Healthy, vegetarian, gluten free and yet still tasty!! How about that!
Level of Difficulty: Moderate
Time Required: Prep Time – 20min; Cook Time – 25 min
Ingredients for 6:
1 can black beans, drained and rinsed
1 cup lentils
14 oz diced tomatoes
4 oz diced green chiles
1 t garlic powder
salt and pepper
2 cups marinara sauce
1/4 cup cheese of your choice
How to make stuffed zucchini:
Add 1 cup of lentils to 3 cups of salted water or chicken stock and bring to a boil. Once it boils, reduce heat to simmer until liquid is absorbed and lentils are tender but not mushy. Set aside.
Drain and rinse a can of black beans and add to a bowl. Add the diced tomatoes and some of their liquid. Add the lentils and the garlic powder. Stir. Taste and add salt and pepper as desired.
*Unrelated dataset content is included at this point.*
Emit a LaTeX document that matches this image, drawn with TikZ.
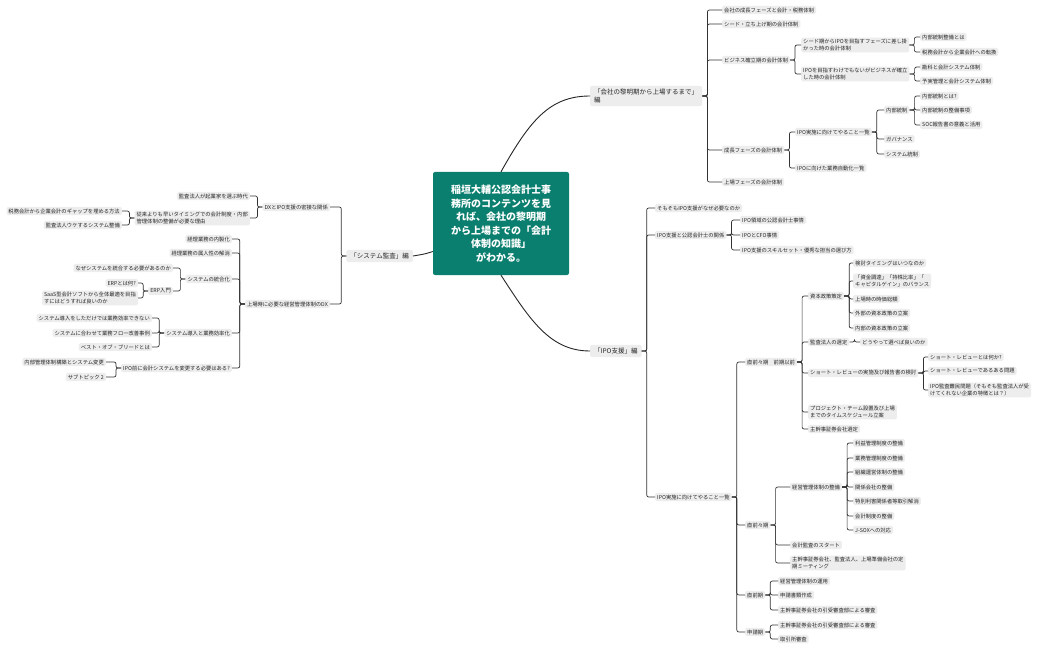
\documentclass[tikz,border=0pt]{standalone}
\usepackage{fontspec}
\setmainfont{Noto Sans CJK JP}
\definecolor{ctr}{HTML}{0B7F6F}
\begin{document}
\begin{tikzpicture}[x=1pt,y=-1pt,
  n/.style={fill=black!7,rounded corners=1.5pt,inner xsep=2pt,inner ysep=1.6pt,align=left,font=\fontsize{5.3}{6.6}\selectfont,text=black!85},
  br/.style={n,font=\fontsize{6.5}{8}\selectfont,inner xsep=4pt,inner ysep=3pt},
  conn/.style={draw=black!80,line width=0.7pt,rounded corners=2pt},
  main/.style={draw=black!85,line width=0.9pt}]
\useasboundingbox[fill=white] (0,0) rectangle (1050,650);
\newcommand\rb[2]{\draw[conn] (#1.east) -- ++(5,0) |- (#2.west);}
\newcommand\lb[2]{\draw[conn] (#1.west) -- ++(-5,0) |- (#2.east);}
% center
\node[fill=ctr,rounded corners=2pt,text=white,align=center,font=\fontsize{10}{13.5}\selectfont\bfseries,minimum width=136,minimum height=103] (c) at (501,223.5) {稲垣大輔公認会計士事\\務所のコンテンツを見\\れば、会社の黎明期\\から上場までの「会計\\体制の知識」\\がわかる。};
% branch 1
\node[br,anchor=west] (A) at (590,96) {「会社の黎明期から上場するまで」\\編};
\node[n,anchor=west] (a1) at (722,10) {会社の成長フェーズと会計・税務体制};
\node[n,anchor=west] (a2) at (722,24) {シード・立ち上げ期の会計体制};
\node[n,anchor=west] (a3) at (722,60) {ビジネス確立期の会計体制};
\node[n,anchor=west] (a31) at (801,45) {シード期からIPOを目指すフェーズに差し掛\\かった時の会計体制};
\node[n,anchor=west] (a311) at (920,37) {内部統制整備とは};
\node[n,anchor=west] (a312) at (920,52) {税務会計から企業会計への転換};
\node[n,anchor=west] (a32) at (801,74) {IPOを目指すわけでもないがビジネスが確立\\した時の会計体制};
\node[n,anchor=west] (a321) at (920,67) {勘科と会計システム体制};
\node[n,anchor=west] (a322) at (920,81) {予実管理と会計システム体制};
\node[n,anchor=west] (a4) at (722,150) {成長フェーズの会計体制};
\node[n,anchor=west] (a41) at (795,132) {IPO実施に向けてやること一覧};
\node[n,anchor=west] (a411) at (884,110) {内部統制};
\node[n,anchor=west] (a4111) at (920,96) {内部統制とは?};
\node[n,anchor=west] (a4112) at (920,110) {内部統制の整備事項};
\node[n,anchor=west] (a4113) at (920,125) {SOC報告書の意義と活用};
\node[n,anchor=west] (a412) at (884,139) {ガバナンス};
\node[n,anchor=west] (a413) at (884,154) {システム統制};
\node[n,anchor=west] (a42) at (795,168) {IPOに向けた業務自動化一覧};
\node[n,anchor=west] (a5) at (722,182) {上場フェーズの会計体制};
\foreach \x in {a1,a2,a3,a4,a5} {\rb{A}{\x}}
\foreach \x in {a31,a32} {\rb{a3}{\x}}
\foreach \x in {a311,a312} {\rb{a31}{\x}}
\foreach \x in {a321,a322} {\rb{a32}{\x}}
\foreach \x in {a41,a42} {\rb{a4}{\x}}
\foreach \x in {a411,a412,a413} {\rb{a41}{\x}}
\foreach \x in {a4111,a4112,a4113} {\rb{a411}{\x}}
% branch 2
\node[br,anchor=west] (B) at (590,351) {「IPO支援」編};
\node[n,anchor=west] (b1) at (655,208) {そもそもIPO支援がなぜ必要なのか};
\node[n,anchor=west] (b2) at (655,235) {IPO支援と公認会計士の関係};
\node[n,anchor=west] (b21) at (740,220) {IPO領域の公認会計士事情};
\node[n,anchor=west] (b22) at (740,235) {IPOとCFO事情};
\node[n,anchor=west] (b23) at (740,250) {IPO支援のスキルセット・優秀な担当の選び方};
\node[n,anchor=west] (b3) at (655,497) {IPO実施に向けてやること一覧};
\node[n,anchor=west] (p1) at (745,362) {直前々期　前期以前};
\node[n,anchor=west] (p11) at (808,296) {資本政策策定};
\node[n,anchor=west] (p111) at (853,263) {検討タイミングはいつなのか};
\node[n,anchor=west] (p112) at (853,281) {「資金調達」「持株比率」「\\キャピタルゲイン」のバランス};
\node[n,anchor=west] (p113) at (853,299) {上場時の時価総額};
\node[n,anchor=west] (p114) at (853,313) {外部の資本政策の立案};
\node[n,anchor=west] (p115) at (853,328) {内部の資本政策の立案};
\node[n,anchor=west] (p12) at (808,342) {監査法人の選定};
\node[n,anchor=west] (p121) at (860,342) {どうやって選べば良いのか};
\node[n,anchor=west] (p13) at (808,373) {ショート・レビューの実施及び報告書の検討};
\node[n,anchor=west] (p131) at (928,357) {ショート・レビューとは何か?};
\node[n,anchor=west] (p132) at (928,371) {ショート・レビューであるある問題};
\node[n,anchor=west] (p133) at (928,390) {IPO監査難民問題（そもそも監査法人が受\\けてくれない企業の特徴とは？）};
\node[n,anchor=west] (p14) at (808,412) {プロジェクト・チーム設置及び上場\\までのタイムスケジュール立案};
\node[n,anchor=west] (p15) at (808,429) {主幹事証券会社選定};
\node[n,anchor=west] (p2) at (745,525) {直前々期};
\node[n,anchor=west] (p21) at (790,487) {経営管理体制の整備};
\node[n,anchor=west] (p211) at (853,443) {利益管理制度の整備};
\node[n,anchor=west] (p212) at (853,458) {業務管理制度の整備};
\node[n,anchor=west] (p213) at (853,472) {組織運営体制の整備};
\node[n,anchor=west] (p214) at (853,487) {関係会社の整備};
\node[n,anchor=west] (p215) at (853,501) {特別利害関係者等取引解消};
\node[n,anchor=west] (p216) at (853,516) {会計制度の整備};
\node[n,anchor=west] (p217) at (853,530) {J-SOXへの対応};
\node[n,anchor=west] (p22) at (790,545) {会計監査のスタート};
\node[n,anchor=west] (p23) at (790,563) {主幹事証券会社、監査法人、上場準備会社の定\\期ミーティング};
\node[n,anchor=west] (p3) at (745,595) {直前期};
\node[n,anchor=west] (p31) at (778,581) {経営管理体制の運用};
\node[n,anchor=west] (p32) at (778,595) {申請書類作成};
\node[n,anchor=west] (p33) at (778,610) {主幹事証券会社の引受審査部による審査};
\node[n,anchor=west] (p4) at (745,632) {申請期};
\node[n,anchor=west] (p41) at (778,625) {主幹事証券会社の引受審査部による審査};
\node[n,anchor=west] (p42) at (778,639) {取引所審査};
\foreach \x in {b1,b2,b3} {\rb{B}{\x}}
\foreach \x in {b21,b22,b23} {\rb{b2}{\x}}
\foreach \x in {p1,p2,p3,p4} {\rb{b3}{\x}}
\foreach \x in {p11,p12,p13,p14,p15} {\rb{p1}{\x}}
\foreach \x in {p111,p112,p113,p114,p115} {\rb{p11}{\x}}
\rb{p12}{p121}
\foreach \x in {p131,p132,p133} {\rb{p13}{\x}}
\foreach \x in {p21,p22,p23} {\rb{p2}{\x}}
\foreach \x in {p211,p212,p213,p214,p215,p216,p217} {\rb{p21}{\x}}
\foreach \x in {p31,p32,p33} {\rb{p3}{\x}}
\foreach \x in {p41,p42} {\rb{p4}{\x}}
% branch 3 (left)
\node[br,anchor=east] (C) at (413,256) {「システム監査」編};
\node[n,anchor=east] (c1) at (330,207) {DXとIPO支援の密接な関係};
\node[n,anchor=east] (c11) at (250,196) {監査法人が起業家を選ぶ時代};
\node[n,anchor=east] (c12) at (250,218) {従来よりも早いタイミングでの会計制度・内部\\管理体制の整備が必要な理由};
\node[n,anchor=east] (c121) at (122,211) {税務会計から企業会計のギャップを埋める方法};
\node[n,anchor=east] (c122) at (122,225) {監査法人ウケするシステム整備};
\node[n,anchor=east] (c2) at (330,304) {上場時に必要な経営管理体制のDX};
\node[n,anchor=east] (c21) at (232,239) {経理業務の内製化};
\node[n,anchor=east] (c22) at (232,253) {経理業務の属人性の解消};
\node[n,anchor=east] (c23) at (232,279) {システムの統合化};
\node[n,anchor=east] (c231) at (173,268) {なぜシステムを統合する必要があるのか};
\node[n,anchor=east] (c232) at (173,291) {ERP入門};
\node[n,anchor=east] (c2321) at (138,283) {ERPとは何?};
\node[n,anchor=east] (c2322) at (138,298) {SaaS型会計ソフトから全体最適を目指\\すにはどうすれば良いのか};
\node[n,anchor=east] (c24) at (232,333) {システム導入と業務効率化};
\node[n,anchor=east] (c241) at (152,318) {システム導入をしただけでは業務効率できない};
\node[n,anchor=east] (c242) at (152,333) {システムに合わせて業務フロー改善事例};
\node[n,anchor=east] (c243) at (152,347) {ベスト・オブ・ブリードとは};
\node[n,anchor=east] (c25) at (232,368) {IPO前に会計システムを変更する必要はある?};
\node[n,anchor=east] (c251) at (106,362) {内部管理体制構築とシステム変更};
\node[n,anchor=east] (c252) at (106,377) {サブトピック 2};
\foreach \x in {c1,c2} {\lb{C}{\x}}
\foreach \x in {c11,c12} {\lb{c1}{\x}}
\foreach \x in {c121,c122} {\lb{c12}{\x}}
\foreach \x in {c21,c22,c23,c24,c25} {\lb{c2}{\x}}
\foreach \x in {c231,c232} {\lb{c23}{\x}}
\foreach \x in {c2321,c2322} {\lb{c232}{\x}}
\foreach \x in {c241,c242,c243} {\lb{c24}{\x}}
\foreach \x in {c251,c252} {\lb{c25}{\x}}
% main curves
\draw[main] (c.north) .. controls (530,120) and (550,96) .. (A.west);
\draw[main] (c.south) .. controls (530,320) and (550,351) .. (B.west);
\draw[main] (c.west) ++(0,28) .. controls (425,254) .. (C.east);
\end{tikzpicture}
\end{document}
Preheat oven to 400 degrees.
Slice the zucchini in half lengthwise. Use a spoon and scrape out some of the insides to make a little ‘boat’. Sprinkle with salt and pepper and a drizzle of olive oil.
In a baking dish, add about 1 cup of the marinara to cover the bottom of the dish. Place the zucchini on top. Fill the boat with the black bean mixture. Top with a the remaining marinara and a little bit of cheese.
Bake about 25 minutes until zucchini is at the desired level of doneness. I like mine a bit more crisp so 20-25 minutes works well.